- _Directive_: Reproduce the records below in full and without edits, omitting images.

:: Excerpted data ::

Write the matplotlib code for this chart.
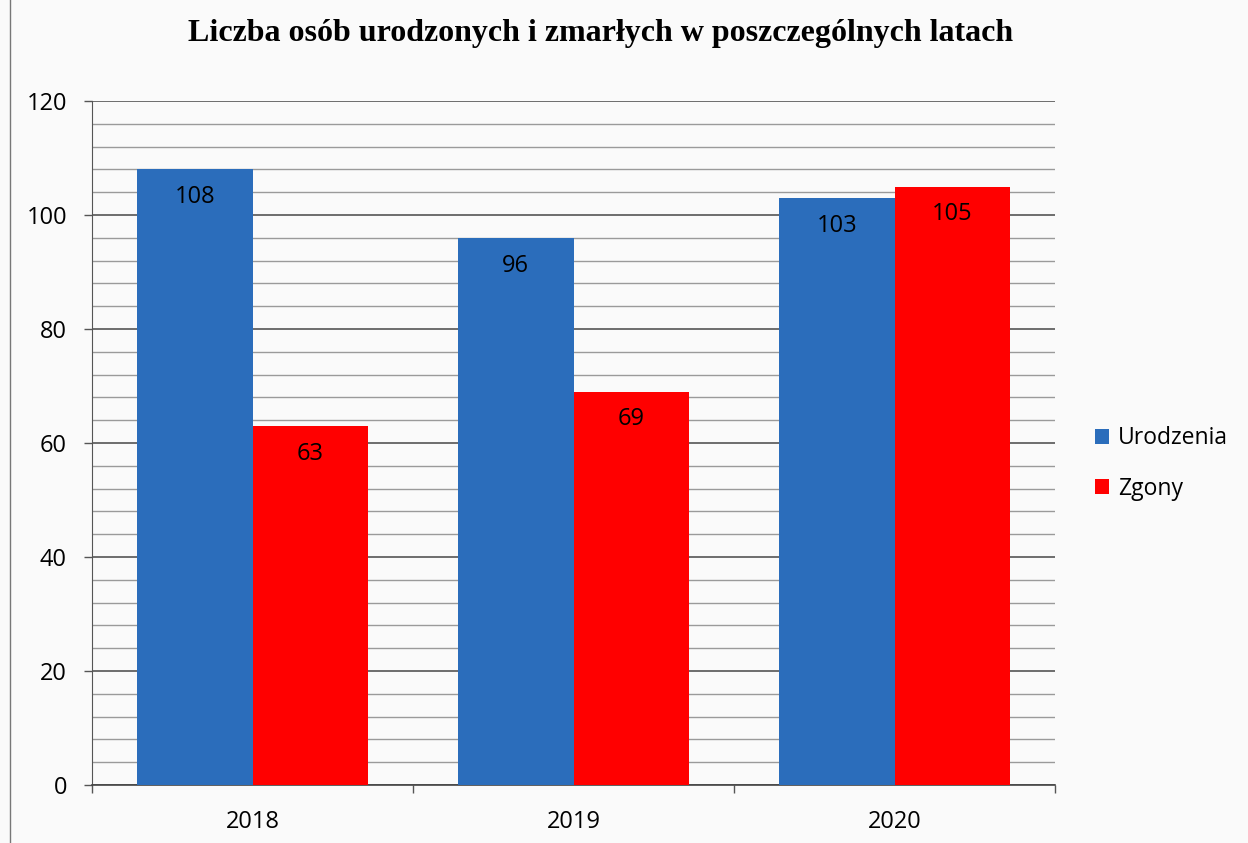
import matplotlib.pyplot as plt
import numpy as np
from matplotlib.lines import Line2D

# Data
years = ["2018", "2019", "2020"]
urodzenia = [108, 96, 103]
zgony = [63, 69, 105]

BLUE = '#2b6dbb'
RED = '#ff0000'
FONT = 'Open Sans'

fig = plt.figure(figsize=(12.48, 8.43), dpi=100)
fig.patch.set_facecolor('#fafafa')
ax = fig.add_axes([92 / 1248, 1 - 785 / 843, (1055 - 92) / 1248, (785 - 101) / 843])
ax.set_facecolor('#fafafa')

x = np.arange(len(years))
w = 0.36
b1 = ax.bar(x - w / 2, urodzenia, w, color=BLUE, label='Urodzenia', zorder=3)
b2 = ax.bar(x + w / 2, zgony, w, color=RED, label='Zgony', zorder=3)

# labels inside the bars, near the top
for bars, vals in ((b1, urodzenia), (b2, zgony)):
    for bar, v in zip(bars, vals):
        ax.annotate(str(v), (bar.get_x() + bar.get_width() / 2, v),
                    xytext=(0, -20), textcoords='offset points',
                    ha='center', va='center', fontsize=17, family=FONT,
                    color='black', zorder=4)

# axes
ax.set_xlim(-0.5, len(years) - 0.5)
ax.set_ylim(0, 120)
ax.set_yticks(range(0, 121, 20))
ax.set_yticks(range(0, 121, 4), minor=True)
ax.grid(True, which='major', axis='y', color='#555555', lw=1.2, zorder=0)
ax.grid(True, which='minor', axis='y', color='#9a9a9a', lw=1.0, zorder=0)
ax.set_xticks(x)
ax.set_xticklabels(years)
ax.set_xticks(np.arange(-0.5, len(years), 1.0), minor=True)

ax.tick_params(axis='y', which='major', length=6, width=1, pad=12,
               labelsize=17, direction='out', color='#555555')
ax.tick_params(axis='y', which='minor', length=0)
ax.tick_params(axis='x', which='major', length=0, pad=18, labelsize=17)
ax.tick_params(axis='x', which='minor', length=6, width=1, direction='out',
               color='#555555')
for lab in ax.get_xticklabels() + ax.get_yticklabels():
    lab.set_family(FONT)

for s in ('top', 'right'):
    ax.spines[s].set_visible(False)
ax.spines['left'].set_color('#555555')
ax.spines['bottom'].set_color('#444444')
ax.spines['bottom'].set_linewidth(1.2)

fig.suptitle('Liczba osób urodzonych i zmarłych w poszczególnych latach',
             x=0.481, y=0.978, fontsize=23, fontweight='bold',
             family='Liberation Serif')

leg = ax.legend(loc='center left', bbox_to_anchor=(1.02, 0.47), frameon=False,
                prop={'family': FONT, 'size': 16.5}, handlelength=0.6,
                handleheight=0.6, handletextpad=0.4, labelspacing=1.15)

# outer border line at the left
fig.add_artist(Line2D([10 / 1248, 10 / 1248], [0, 1], color='#777777', lw=1,
                      transform=fig.transFigure))

fig.savefig('out.png', dpi=100, facecolor=fig.get_facecolor())
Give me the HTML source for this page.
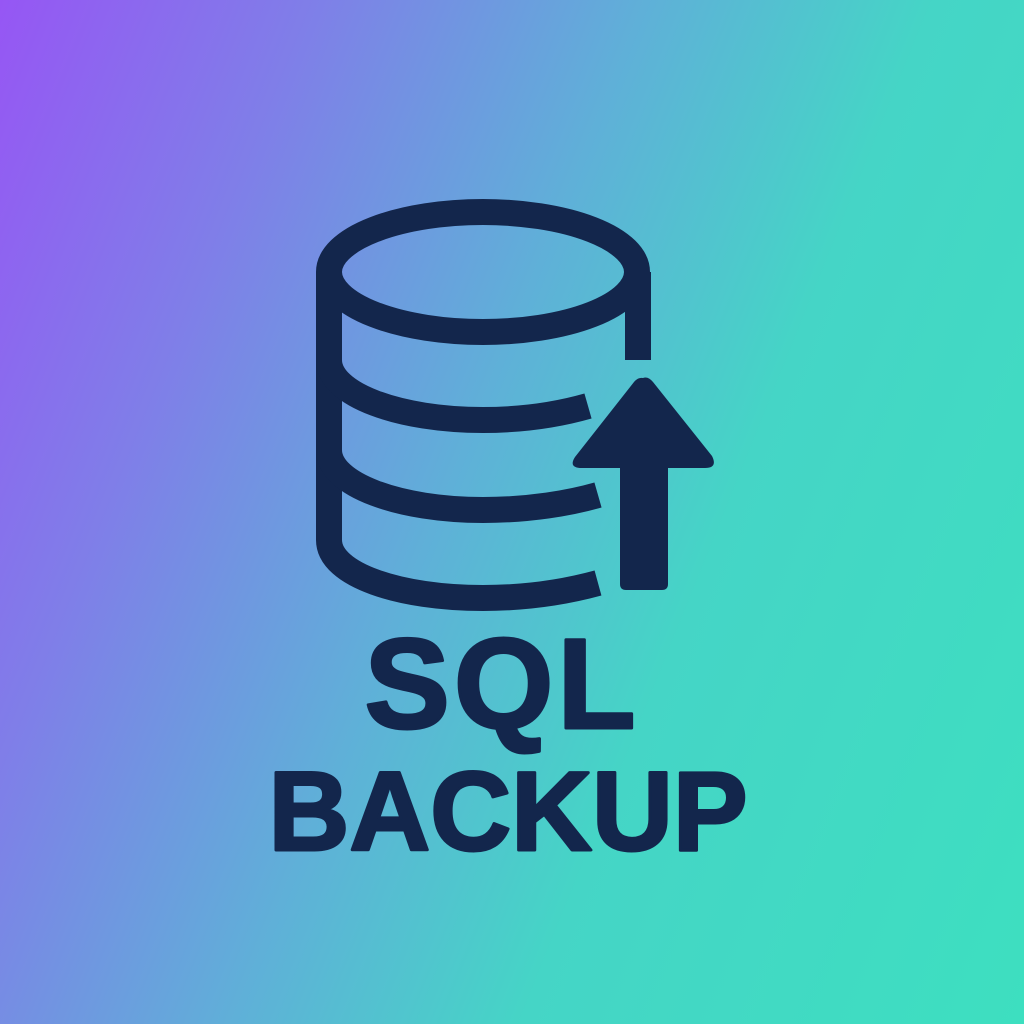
<!DOCTYPE html>
<html><head><meta charset="utf-8"><style>
html,body{margin:0;padding:0;width:1024px;height:1024px;overflow:hidden}
body{background:linear-gradient(112deg,#9656f4 0%,#7f7fe8 22%,#5fb0d8 45%,#45d5c6 65%,#3ddfc0 100%)}
svg{position:absolute;left:0;top:0}
</style></head><body>
<svg width="1024" height="1024" viewBox="0 0 1024 1024">
<g fill="none" stroke="#13264c" stroke-width="26" stroke-linecap="butt">
<ellipse cx="483" cy="272" rx="154" ry="60"/>
<path d="M329 272 V540 C329 575 400 598 483 598 C525 598 565 592 598 583"/>
<path d="M638 272 V360"/>
<path d="M329 360 C329 395 400 420 483 420 C525 420 560 414 588 406"/>
<path d="M329 450 C329 485 400 510 483 510 C530 510 570 503 598 495"/>
</g>
<path d="M643 378 Q648 376 653 382 L712 456 Q718 468 705 468 L668 468 V584 Q668 590 662 590 H626 Q620 590 620 584 V468 L582 468 Q568 468 575 457 L634 382 Q638 377 643 378 Z" fill="#13264c"/>
<g fill="#13264c" stroke="#13264c" stroke-width="3" stroke-linejoin="round" font-family="Liberation Sans, sans-serif" font-weight="bold" text-anchor="middle">
<text x="502" y="728" font-size="128" letter-spacing="4">SQL</text>
<text x="508" y="850" font-size="112">BACKUP</text>
</g>
</svg>
</body></html>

:::

- _Solution_:
Write the matplotlib code for this chart.
import matplotlib.pyplot as plt
import numpy as np
from matplotlib.lines import Line2D

# Data
years = ["2018", "2019", "2020"]
urodzenia = [108, 96, 103]
zgony = [63, 69, 105]

BLUE = '#2b6dbb'
RED = '#ff0000'
FONT = 'Open Sans'

fig = plt.figure(figsize=(12.48, 8.43), dpi=100)
fig.patch.set_facecolor('#fafafa')
ax = fig.add_axes([92 / 1248, 1 - 785 / 843, (1055 - 92) / 1248, (785 - 101) / 843])
ax.set_facecolor('#fafafa')

x = np.arange(len(years))
w = 0.36
b1 = ax.bar(x - w / 2, urodzenia, w, color=BLUE, label='Urodzenia', zorder=3)
b2 = ax.bar(x + w / 2, zgony, w, color=RED, label='Zgony', zorder=3)

# labels inside the bars, near the top
for bars, vals in ((b1, urodzenia), (b2, zgony)):
    for bar, v in zip(bars, vals):
        ax.annotate(str(v), (bar.get_x() + bar.get_width() / 2, v),
                    xytext=(0, -20), textcoords='offset points',
                    ha='center', va='center', fontsize=17, family=FONT,
                    color='black', zorder=4)

# axes
ax.set_xlim(-0.5, len(years) - 0.5)
ax.set_ylim(0, 120)
ax.set_yticks(range(0, 121, 20))
ax.set_yticks(range(0, 121, 4), minor=True)
ax.grid(True, which='major', axis='y', color='#555555', lw=1.2, zorder=0)
ax.grid(True, which='minor', axis='y', color='#9a9a9a', lw=1.0, zorder=0)
ax.set_xticks(x)
ax.set_xticklabels(years)
ax.set_xticks(np.arange(-0.5, len(years), 1.0), minor=True)

ax.tick_params(axis='y', which='major', length=6, width=1, pad=12,
               labelsize=17, direction='out', color='#555555')
ax.tick_params(axis='y', which='minor', length=0)
ax.tick_params(axis='x', which='major', length=0, pad=18, labelsize=17)
ax.tick_params(axis='x', which='minor', length=6, width=1, direction='out',
               color='#555555')
for lab in ax.get_xticklabels() + ax.get_yticklabels():
    lab.set_family(FONT)

for s in ('top', 'right'):
    ax.spines[s].set_visible(False)
ax.spines['left'].set_color('#555555')
ax.spines['bottom'].set_color('#444444')
ax.spines['bottom'].set_linewidth(1.2)

fig.suptitle('Liczba osób urodzonych i zmarłych w poszczególnych latach',
             x=0.481, y=0.978, fontsize=23, fontweight='bold',
             family='Liberation Serif')

leg = ax.legend(loc='center left', bbox_to_anchor=(1.02, 0.47), frameon=False,
                prop={'family': FONT, 'size': 16.5}, handlelength=0.6,
                handleheight=0.6, handletextpad=0.4, labelspacing=1.15)

# outer border line at the left
fig.add_artist(Line2D([10 / 1248, 10 / 1248], [0, 1], color='#777777', lw=1,
                      transform=fig.transFigure))

fig.savefig('out.png', dpi=100, facecolor=fig.get_facecolor())
Give me the HTML source for this page.
<!DOCTYPE html>
<html><head><meta charset="utf-8"><style>
html,body{margin:0;padding:0;width:1024px;height:1024px;overflow:hidden}
body{background:linear-gradient(112deg,#9656f4 0%,#7f7fe8 22%,#5fb0d8 45%,#45d5c6 65%,#3ddfc0 100%)}
svg{position:absolute;left:0;top:0}
</style></head><body>
<svg width="1024" height="1024" viewBox="0 0 1024 1024">
<g fill="none" stroke="#13264c" stroke-width="26" stroke-linecap="butt">
<ellipse cx="483" cy="272" rx="154" ry="60"/>
<path d="M329 272 V540 C329 575 400 598 483 598 C525 598 565 592 598 583"/>
<path d="M638 272 V360"/>
<path d="M329 360 C329 395 400 420 483 420 C525 420 560 414 588 406"/>
<path d="M329 450 C329 485 400 510 483 510 C530 510 570 503 598 495"/>
</g>
<path d="M643 378 Q648 376 653 382 L712 456 Q718 468 705 468 L668 468 V584 Q668 590 662 590 H626 Q620 590 620 584 V468 L582 468 Q568 468 575 457 L634 382 Q638 377 643 378 Z" fill="#13264c"/>
<g fill="#13264c" stroke="#13264c" stroke-width="3" stroke-linejoin="round" font-family="Liberation Sans, sans-serif" font-weight="bold" text-anchor="middle">
<text x="502" y="728" font-size="128" letter-spacing="4">SQL</text>
<text x="508" y="850" font-size="112">BACKUP</text>
</g>
</svg>
</body></html>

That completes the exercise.